Habemus Datam – Conclave Starts Tuesday
Related just before 6pm in Rome – an hour ahead of schedule – the decision by the College of Cardinals emerged toward the end of this fifth day of General Congregations, little more than 24 hours after the last of the 115 electors who'll participate arrived at the Vatican.
While the governing meetings – which have been attempting to shape the desired "profile" of the next Pope – will continue at least into tomorrow, the appointed day for the voting will begin with the Mass Pro Eligendo Pontifice (for the Election of the Roman Pontiff) concelebrated by all the cardinals at midmorning in St Peter's Basilica.
Then, late Tuesday afternoon, the electors will gather in the Pauline Chapel, processing from there into the Sistina as the Litany of the Saints is chanted.
Following the oath taken by each voter, the traditional "Extra omnes" – "Everybody out" – is sounded, the chapel's doors are locked, and the first ballot is taken; only then, as Cardinal Francis George of Chicago recently said, does "what everybody really thinks" become clear.
Over the subsequent days, two ballots are taken each morning and two more in the late afternoon until a cardinal attains the required two-thirds margin (in this instance, 77 votes) and accepts his election. Should the 266th Pope not be chosen after three full voting days, the process is halted for a day of talks and reflection.

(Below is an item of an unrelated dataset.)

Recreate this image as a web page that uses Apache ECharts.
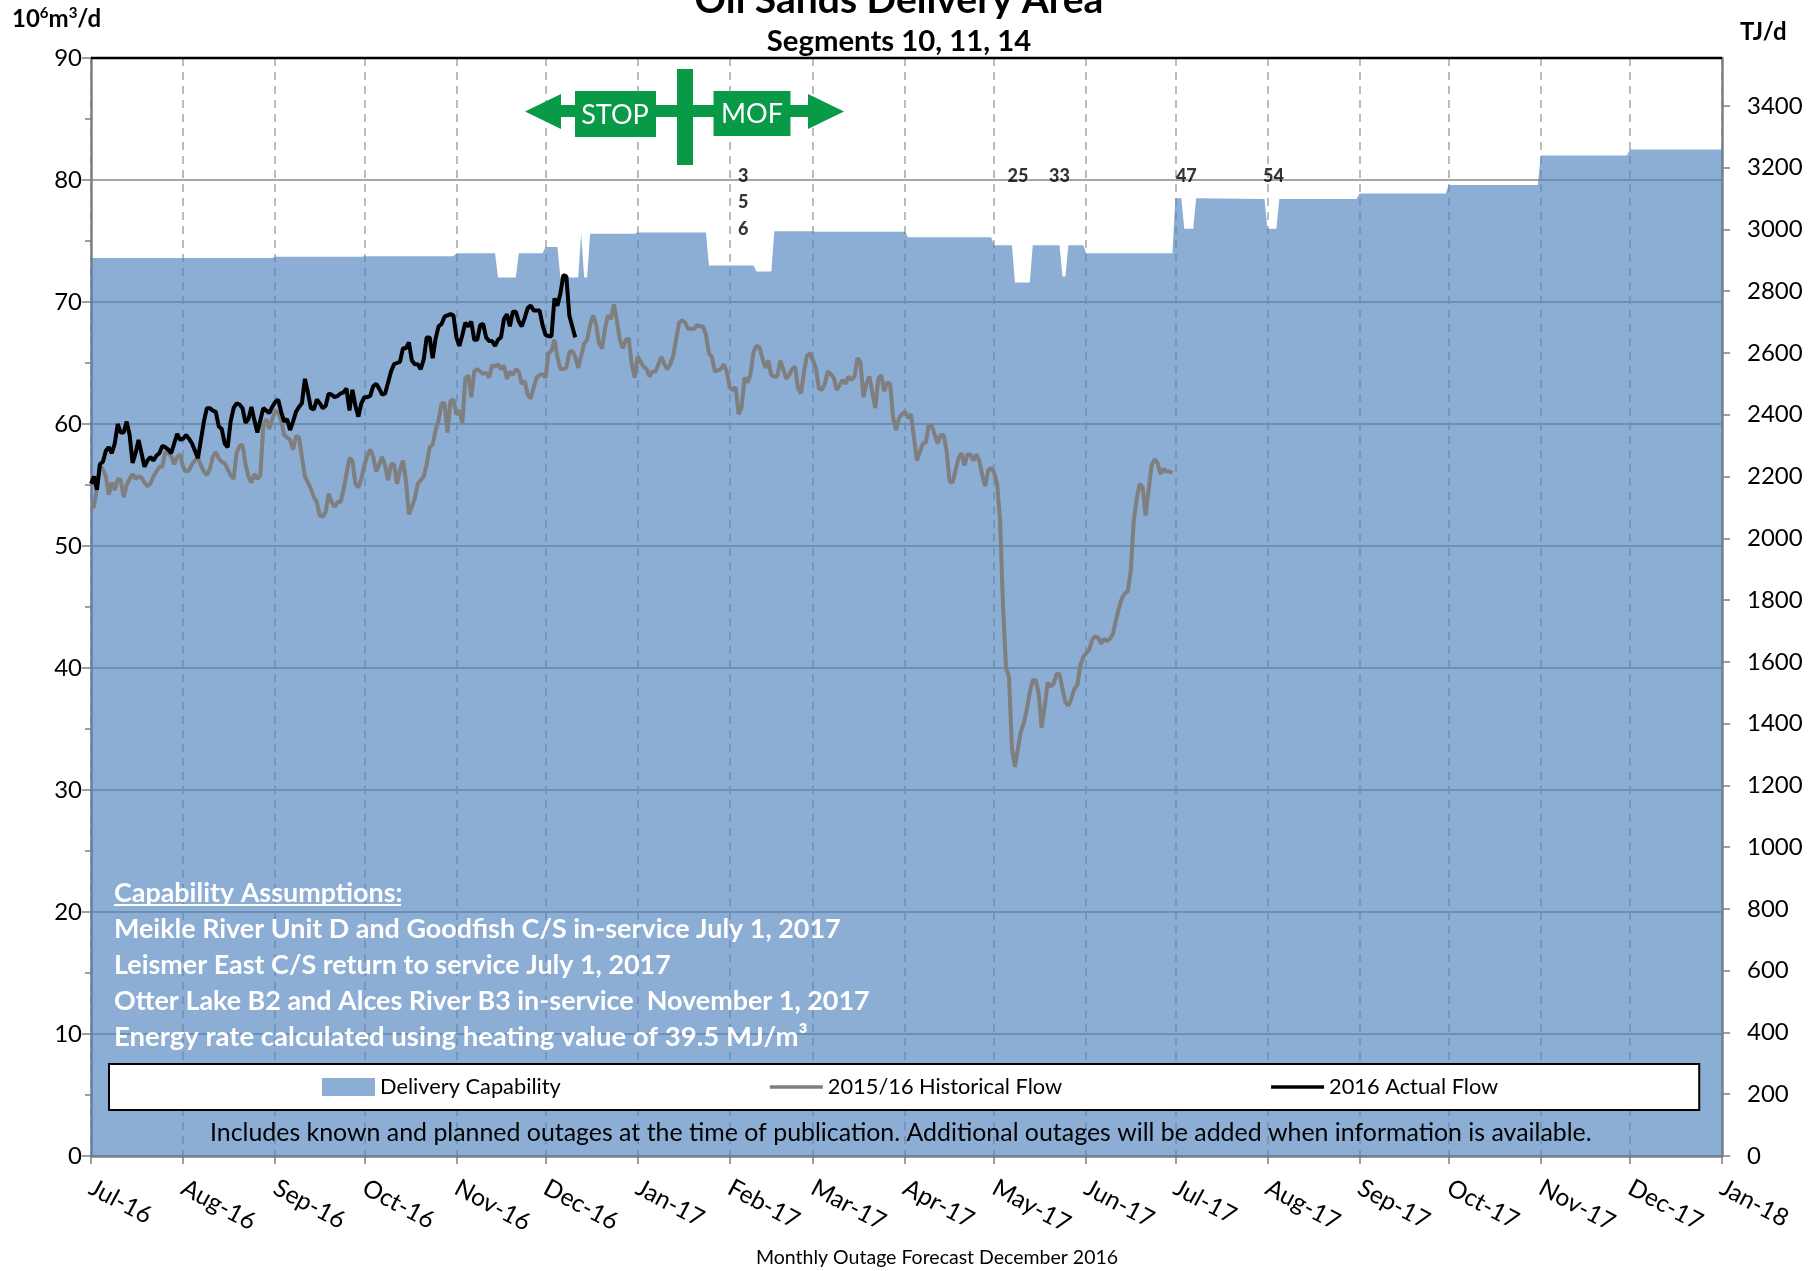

Especially given the lack of a papal funeral and a longer-than-usual timeframe for the electors to prepare, the Conclave is not expected to last longer than three full days. In addition, a protracted vote will likely be avoided as it would subject the new Pope to the impression of having been a "compromise" choice.
As agreed to, the schedule gives the majority of the electors who head the world's dioceses the near-certain ability to be home in time for Holy Week – the most significant and intense period of the church year – which had been a prominent concern among the cardinals in the days leading up to the decision.
Accordingly, the widespread projection and hope has been that the last de rigeur event for the College to attend – the new pontiff's first public Mass to inaugurate his Petrine ministry – will, at the latest, take place on the 19th's solemnity of St Joseph, the patron of the universal church.
The ability for the cardinals to begin the election earlier than the traditional 15-day period from the triggering of the vacancy was provided for in a last-minute motu proprio Benedict issued before his 28 February resignation. The move could only be taken, however, once every elector who intended to participate had arrived, and only then by a majority vote favoring an expedited timeline.
An extension from the prior 10-day wait, the 15-day norm had been introduced after the Conclave of 1922, when several American cardinals crossing the Atlantic by ship failed to arrive before Pope Pius XI was elected.
Over the pre-vote weekend, meanwhile, in an unusual move agreed among the College, the cardinals will each celebrate Sunday Mass in their respective titular churches, the honorary pastorates of which are the source of their millennium-old prerogative to elect the next bishop of Rome.
Lastly, on two timing notes, first it bears reminding that as the US' shift to daylight savings this weekend doesn't occur in Italy until the end of the month, all Stateside time-zones will be an hour closer to Rome time for the events.
And indeed, as many have asked, the experience of the past has been that the Sistine chimney communicates the result of the balloting sessions at some point around Noon and 6pm Vatican time.